All Good Things: Andrew (Capturing the Friedmans) Directs Docu

Why would the gifted Andrew Jarecki, who made one of the best documentaries of the past decade, the Oscar-nominated “Capturing the Friedmans,” choose to make his feature directorial debut with a fact-based tales that screams out for non-fictional treatment. Though inspired by one of the most notorious missing person’s case in New York history, “All Good Things” fails as a love story and as murder mystery.

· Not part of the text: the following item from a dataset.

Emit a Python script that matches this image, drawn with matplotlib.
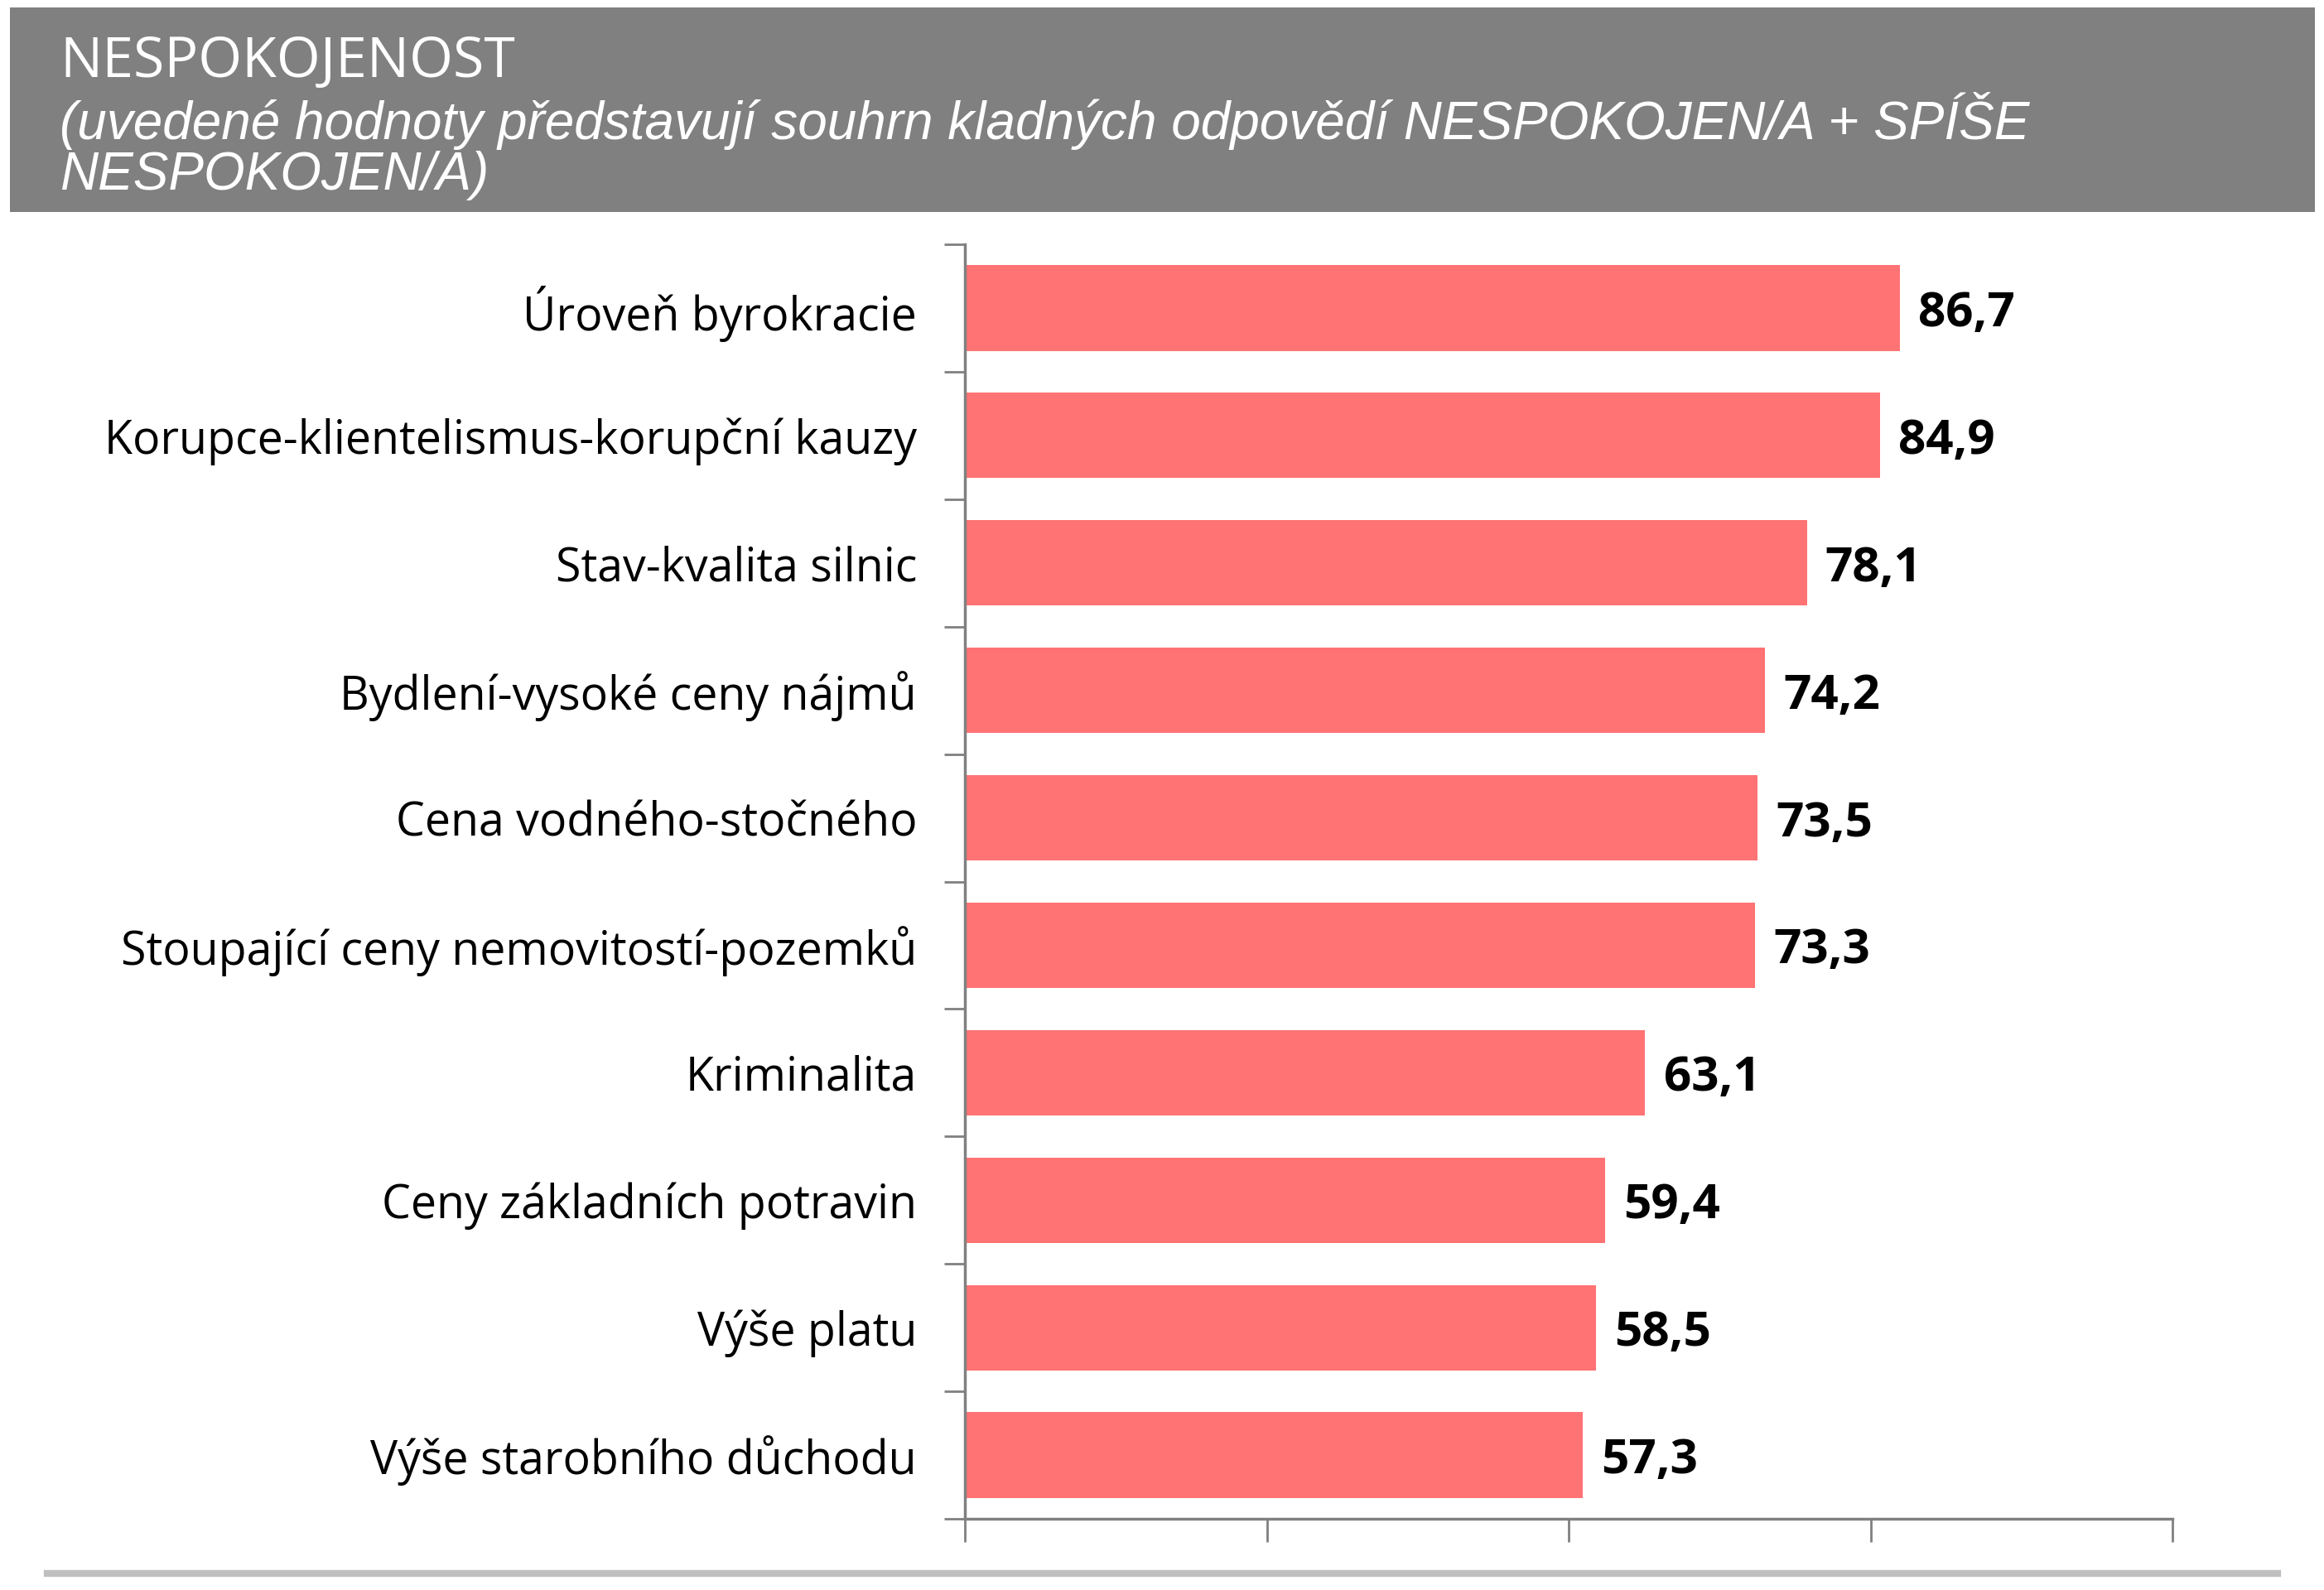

Spanning three decades, the tale is set against the backdrop of a New York real estate dynasty in the 1970s and1980s. The film is inspired by the story of Robert Durst (played by Ryan Gosling), scion of the wealthy Durst family, headed by the dominant patriarch (Frank Langella). Mr. Durst was suspected but never tried for killing his wife Kathie (Kirsten Dunst), who disappeared in 1982 and was never found. 
The original script, developed by Jarecki, Marc Smerling, and Marcus Hinchey and co-written by Smerling and Hinchey, might have read better than what unfolds on screen, a structurally messy story that is told in such a choppy and truncated way that it never becomes emotionally involving, and you feel bad for the three central thespians.
The film tries to illuminate and then provide connections between three major events: a love affair that ends with a devastating missing-person’s case in New York City that cannot be solved; an execution-style killing in Los Angeles with no viable suspects; and a dismembered corpse set adrift in a remote Texas bay.
Durst was suspected of, but never tried for, the murder of his wife Kathie who disappeared in 1982 and was never found. To this day, despite multiple investigations and two other headline-making killings, Durst has never been convicted of a single murder and lives as a free, if haunted, man, having received $65 million to sever all ties to his family’s vast fortune. 
The story certainly has many intriguing elements and a dark, noirish sensibility in its treatment desire, family, obsession, drug addiction, and murder, but it is poorly directed and edited, resulting in a creepy but disjointed film, which jumps from one event to another but seldom jells and never finds its right mood.
Too bad that “All Good Things” comes out in the same month and before the release of the “other” Ryan Gosling film, the superlative drama, “Blue Valentine.” It’s the first time that I see Gosling lost in a character without ever inhabiting it. And ultimately, I fear, it might become as the movie that displayed Gosling in different hairstyles, heavy make-up and even in drag.